We hate death, we hate losing our loved ones. We pray, we bargain, we wish we could do anything to have them back. And, despite everything we should have long since learned from “The Monkey’s Paw” and “Pet Sematary” – sometimes, dead is bettah – we let ourselves forget or be fooled.
This is the world of Rot, a world where certain people discover they have the ability to raise the dead … and a lot of other people are glad to pay for the service. Glad, that is, until the inevitable home truths begin to sink in. Zombies are high-maintenance and special needs to the extreme.

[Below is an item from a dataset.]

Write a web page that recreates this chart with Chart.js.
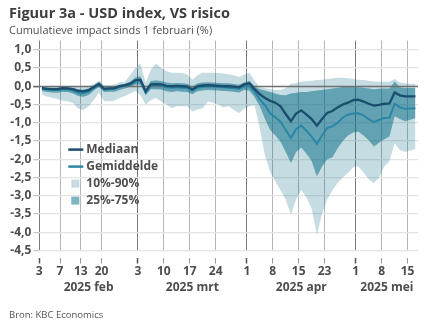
<!DOCTYPE html>
<html>
<head>
<meta charset="utf-8">
<script src="https://cdn.jsdelivr.net/npm/chart.js@4.4.1/dist/chart.umd.min.js"></script>
<style>
  html, body { margin: 0; padding: 0; background: #fff; }
</style>
</head>
<body>
<canvas id="usdChart" width="432" height="334"></canvas>
<script>
// trading days per month (US holidays left out)
const febDays = [3, 4, 5, 6, 7, 10, 11, 12, 13, 14, 18, 19, 20, 21, 24, 25, 26, 27, 28];
const mrtDays = [3, 4, 5, 6, 7, 10, 11, 12, 13, 14, 17, 18, 19, 20, 21, 24, 25, 26, 27, 28, 31];
const aprDays = [1, 2, 3, 4, 7, 8, 9, 10, 11, 14, 15, 16, 17, 21, 22, 23, 24, 25, 28, 29, 30];
const meiDays = [1, 2, 5, 6, 7, 8, 9, 12, 13, 14, 15, 16];
const monthLabels = ['2025 feb', '2025 mrt', '2025 apr', '2025 mei'];

// days that get a tick label
const labelledDates = ['02-03', '02-07', '02-13', '02-20', '03-03', '03-10', '03-17', '03-24',
  '04-01', '04-08', '04-15', '04-23', '05-01', '05-08', '05-15'];

const yTickValues = [1.0, 0.5, 0.0, -0.5, -1.0, -1.5, -2.0, -2.5, -3.0, -3.5, -4.0, -4.5];

// cumulative impact since 1 Feb (%)
const mediaan = [
  -0.05, -0.07, -0.08, -0.08, -0.05, -0.06, -0.08, -0.13, -0.14, -0.11, -0.02, 0.07, -0.07, -0.06, -0.05, 0.00, 0.03, 0.07, 0.16,
  0.18, -0.14, 0.05, 0.06, 0.05, 0.01, 0.00, 0.01, 0.00, -0.01, -0.09, 0.00, 0.02, 0.03, 0.02, 0.01, 0.00, 0.00, -0.01, -0.03, 0.05,
  0.08, -0.08, -0.22, -0.32, -0.40, -0.45, -0.55, -0.76, -0.96, -0.75, -0.66, -0.78, -0.90, -1.08, -0.90, -0.73, -0.68, -0.58, -0.50, -0.45, -0.38,
  -0.37, -0.42, -0.48, -0.53, -0.51, -0.48, -0.47, -0.17, -0.25, -0.28, -0.28, -0.28
];
const gemiddelde = [
  -0.07, -0.09, -0.10, -0.10, -0.08, -0.09, -0.12, -0.18, -0.19, -0.15, -0.05, 0.04, -0.09, -0.08, -0.07, -0.02, 0.01, 0.04, 0.12,
  0.14, -0.17, 0.02, 0.03, 0.01, -0.03, -0.04, -0.03, -0.04, -0.05, -0.12, -0.04, -0.02, 0.00, -0.01, -0.02, -0.03, -0.04, -0.05, -0.07, 0.00,
  0.00, -0.15, -0.36, -0.52, -0.75, -0.85, -0.97, -1.20, -1.42, -1.18, -1.08, -1.22, -1.38, -1.58, -1.35, -1.14, -1.10, -1.00, -0.86, -0.78, -0.75,
  -0.74, -0.80, -0.90, -0.98, -0.92, -0.87, -0.86, -0.48, -0.58, -0.62, -0.61, -0.60
];
const p10 = [
  -0.23, -0.28, -0.32, -0.35, -0.40, -0.42, -0.46, -0.62, -0.66, -0.55, -0.38, -0.18, -0.41, -0.41, -0.40, -0.32, -0.27, -0.20, -0.13,
  -0.25, -0.50, -0.38, -0.32, -0.42, -0.50, -0.60, -0.55, -0.55, -0.55, -0.69, -0.64, -0.60, -0.42, -0.45, -0.50, -0.58, -0.55, -0.65, -0.73, -0.62,
  -0.55, -0.52, -1.15, -1.90, -2.35, -2.60, -2.85, -3.10, -3.52, -3.10, -2.84, -3.05, -3.35, -4.07, -3.50, -3.10, -2.85, -2.65, -2.50, -2.38, -2.22,
  -2.20, -2.36, -2.55, -2.65, -2.50, -2.20, -2.05, -1.56, -1.75, -1.80, -1.76, -1.72
];
const p25 = [
  -0.13, -0.16, -0.17, -0.18, -0.15, -0.16, -0.20, -0.27, -0.29, -0.24, -0.12, -0.02, -0.16, -0.15, -0.15, -0.10, -0.06, -0.02, 0.04,
  0.05, -0.25, -0.08, -0.08, -0.09, -0.14, -0.16, -0.14, -0.15, -0.16, -0.22, -0.14, -0.12, -0.10, -0.11, -0.12, -0.13, -0.14, -0.15, -0.17, -0.10,
  -0.12, -0.30, -0.55, -0.90, -1.20, -1.35, -1.52, -1.80, -2.10, -1.80, -1.68, -1.85, -2.05, -2.47, -2.20, -2.00, -1.95, -1.70, -1.50, -1.35, -1.27,
  -1.25, -1.35, -1.48, -1.65, -1.55, -1.45, -1.38, -0.82, -0.90, -0.96, -0.92, -0.87
];
const p75 = [
  -0.02, -0.03, -0.04, -0.04, -0.02, -0.03, -0.05, -0.08, -0.09, -0.06, 0.02, 0.11, -0.03, -0.02, -0.01, 0.04, 0.06, 0.12, 0.24,
  0.27, -0.08, 0.14, 0.16, 0.14, 0.10, 0.08, 0.09, 0.08, 0.07, -0.01, 0.08, 0.10, 0.11, 0.10, 0.09, 0.08, 0.08, 0.06, 0.04, 0.10,
  0.15, 0.00, -0.08, -0.12, -0.16, -0.20, -0.24, -0.25, -0.20, -0.18, -0.16, -0.16, -0.14, -0.12, -0.10, -0.08, -0.06, -0.04, -0.02, -0.02, -0.02,
  -0.03, -0.04, -0.06, -0.08, -0.07, -0.06, -0.06, 0.13, -0.03, -0.05, -0.05, -0.05
];
const p90 = [
  0.00, 0.00, 0.01, 0.00, 0.01, 0.00, -0.01, -0.02, -0.03, 0.00, 0.06, 0.16, 0.02, 0.03, 0.05, 0.11, 0.12, 0.30, 0.50,
  0.62, 0.10, 0.45, 0.62, 0.50, 0.42, 0.37, 0.37, 0.36, 0.32, 0.18, 0.30, 0.37, 0.37, 0.37, 0.36, 0.35, 0.33, 0.30, 0.25, 0.32,
  0.37, 0.15, -0.02, -0.05, -0.08, -0.10, -0.10, -0.05, 0.07, 0.09, 0.12, 0.14, 0.15, 0.17, 0.18, 0.20, 0.22, 0.23, 0.23, 0.22, 0.20,
  0.18, 0.17, 0.15, 0.13, 0.12, 0.12, 0.12, 0.20, 0.10, 0.08, 0.07, 0.07
];

const fontFamily = '"Open Sans", "Noto Sans", sans-serif';
const textColor = '#4d4d4d';
const medianColor = '#1b4d6d';
const meanColor = '#2b86a3';
const band90Color = 'rgba(0, 103, 131, 0.23)';
const band75Color = 'rgba(0, 103, 131, 0.5)';

// build the date list and x positions (points sit in the middle of each day)
const pad = (n) => String(n).padStart(2, '0');
const months = [[2, febDays], [3, mrtDays], [4, aprDays], [5, meiDays]];
const dates = [];
const monthStarts = [];
months.forEach(function (m) {
  monthStarts.push(dates.length);
  m[1].forEach(function (d) { dates.push(pad(m[0]) + '-' + pad(d)); });
});
monthStarts.push(dates.length);

const tickIndexes = labelledDates.map(function (d) { return dates.indexOf(d); });
const monthMids = monthLabels.map(function (l, i) { return (monthStarts[i] + monthStarts[i + 1]) / 2; });

function toPoints(values) {
  return values.map(function (v, i) { return { x: i + 0.5, y: v }; });
}

function isMonthStart(value) {
  return monthStarts.indexOf(value) !== -1;
}

// zero line sits above the bands but under the two lines
const zeroLinePlugin = {
  id: 'zeroLine',
  beforeDatasetDraw(chart, args) {
    if (args.index !== 1) return;
    const ctx = chart.ctx;
    const y = Math.round(chart.scales.y.getPixelForValue(0)) + 0.5;
    ctx.save();
    ctx.strokeStyle = '#6f6f6f';
    ctx.lineWidth = 1.5;
    ctx.beginPath();
    ctx.moveTo(chart.chartArea.left - 6, y);
    ctx.lineTo(chart.chartArea.right, y);
    ctx.stroke();
    ctx.restore();
  }
};

// legend drawn inside the plot, plus the source note
const notesPlugin = {
  id: 'notes',
  afterDraw(chart) {
    const ctx = chart.ctx;
    const area = chart.chartArea;
    const x0 = area.left + 29;
    let y = area.top + 109;
    ctx.save();
    ctx.font = 'bold 12px ' + fontFamily;
    ctx.textBaseline = 'middle';
    ctx.fillStyle = textColor;
    const items = [
      { ds: 0, kind: 'line' },
      { ds: 1, kind: 'line' },
      { ds: 4, kind: 'box' },
      { ds: 2, kind: 'box' }
    ];
    items.forEach(function (it) {
      const ds = chart.data.datasets[it.ds];
      if (it.kind === 'line') {
        ctx.strokeStyle = ds.borderColor;
        ctx.lineWidth = 2.5;
        ctx.beginPath();
        ctx.moveTo(x0, y);
        ctx.lineTo(x0 + 15, y);
        ctx.stroke();
      } else {
        ctx.fillStyle = ds.backgroundColor;
        ctx.fillRect(x0 + 3, y - 4, 8, 8);
      }
      ctx.fillStyle = textColor;
      ctx.fillText(ds.label, x0 + 18, y);
      y += 17;
    });

    ctx.font = '9.5px ' + fontFamily;
    ctx.fillStyle = '#555';
    ctx.fillText('Bron: KBC Economics', 9, 315);
    ctx.restore();
  }
};

const ctx = document.getElementById('usdChart').getContext('2d');

new Chart(ctx, {
  type: 'line',
  data: {
    datasets: [
      {
        label: 'Mediaan',
        data: toPoints(mediaan),
        borderColor: medianColor,
        borderWidth: 2.3,
        fill: false
      },
      {
        label: 'Gemiddelde',
        data: toPoints(gemiddelde),
        borderColor: meanColor,
        borderWidth: 2,
        fill: false
      },
      {
        label: '25%-75%',
        data: toPoints(p75),
        borderWidth: 0,
        backgroundColor: band75Color,
        fill: '+1'
      },
      {
        label: 'p25',
        data: toPoints(p25),
        borderWidth: 0,
        fill: false
      },
      {
        label: '10%-90%',
        data: toPoints(p90),
        borderWidth: 0,
        backgroundColor: band90Color,
        fill: '+1'
      },
      {
        label: 'p10',
        data: toPoints(p10),
        borderWidth: 0,
        fill: false
      }
    ]
  },
  options: {
    responsive: false,
    animation: false,
    layout: {
      padding: { left: 9, right: 14, top: 0, bottom: 35.5 }
    },
    elements: {
      point: { radius: 0, hoverRadius: 0 },
      line: { tension: 0, borderColor: 'rgba(0,0,0,0)' }
    },
    plugins: {
      legend: { display: false },
      tooltip: { enabled: false },
      title: {
        display: true,
        text: 'Figuur 3a - USD index, VS risico',
        align: 'start',
        color: '#3d3d3d',
        font: { family: fontFamily, size: 14.5, weight: 'bold', lineHeight: 1.2 },
        padding: { top: 5, bottom: 2 }
      },
      subtitle: {
        display: true,
        text: 'Cumulatieve impact sinds 1 februari (%)',
        align: 'start',
        color: '#4d4d4d',
        font: { family: fontFamily, size: 11, lineHeight: 1.2 },
        padding: { top: 0, bottom: 3 }
      }
    },
    scales: {
      x: {
        type: 'linear',
        position: 'bottom',
        min: 0,
        max: dates.length,
        afterBuildTicks: function (scale) {
          scale.ticks = tickIndexes.map(function (v) { return { value: v }; });
        },
        afterFit: function (scale) { scale.height = 28; },
        ticks: {
          autoSkip: false,
          maxRotation: 0,
          padding: 1,
          color: textColor,
          font: { family: fontFamily, size: 12, weight: 'bold' },
          callback: function (value) {
            return String(parseInt(dates[value].slice(3), 10));
          }
        },
        grid: {
          color: function (c) { return isMonthStart(c.tick.value) ? '#7a7a7a' : '#b5b5b5'; },
          lineWidth: 1,
          borderDash: [1, 3],
          tickLength: 13,
          tickBorderDash: [0, 7, 6, 100],
          tickColor: function (c) { return isMonthStart(c.tick.value) ? '#555' : '#9a9a9a'; },
          tickWidth: function (c) { return isMonthStart(c.tick.value) ? 1.5 : 1; }
        },
        border: { display: false }
      },
      xMonth: {
        type: 'linear',
        position: 'bottom',
        weight: 1,
        min: 0,
        max: dates.length,
        afterBuildTicks: function (scale) {
          scale.ticks = monthMids.map(function (v) { return { value: v }; });
        },
        afterFit: function (scale) { scale.height = 20; },
        ticks: {
          autoSkip: false,
          maxRotation: 0,
          padding: 2,
          color: textColor,
          font: { family: fontFamily, size: 12, weight: 'bold' },
          callback: function (value, index) { return monthLabels[index]; }
        },
        grid: { display: false, drawTicks: false },
        border: { display: false }
      },
      y: {
        min: -4.5,
        max: 1.25,
        afterBuildTicks: function (scale) {
          scale.ticks = yTickValues.map(function (v) { return { value: v }; });
        },
        afterFit: function (scale) { scale.width = 30.3; },
        ticks: {
          padding: 2,
          color: textColor,
          font: { family: fontFamily, size: 12, weight: 'bold' },
          callback: function (value) { return value.toFixed(1).replace('.', ','); }
        },
        grid: {
          color: function (c) { return c.tick.value === 0 ? 'rgba(0,0,0,0)' : '#e4e4e4'; },
          lineWidth: 1.3,
          tickLength: 6,
          tickColor: function (c) { return c.tick.value === 0 ? '#6f6f6f' : '#c8c8c8'; }
        },
        border: { display: false }
      }
    }
  },
  plugins: [zeroLinePlugin, notesPlugin]
});
</script>
</body>
</html>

You think it’s bad when you give in to your kid’s pleas for a puppy after seeing the latest Disney hit or a bunny for Easter or something, only to find out the hard way that you aren’t really prepared to take care of it, or that it’s far more of a commitment than you anticipated? Well, imagine that this isn’t your kid’s puppy or bunny … it’s your KID, or your kid’s other parent, or someone else close to you who’s died and been brought back.
What can you do? Especially after you’ve gone to all that initial trouble and expense, it might seem wrong just to have them laid back to rest. But you can’t keep them at home. What are your options?
How about Silver Springs, a special care community? Where your dearly not-so-departed will be tended by trained, discreet professionals? Seems reasonable, right? Pricey, but reasonable, a balm to the guilt, out of sight and out of mind.
After all, it’s not like any sort of neglect or abuse could go on in a place like that, right?
I’m tellin’ ya. As the meme says, RIGHT IN THE FEELS.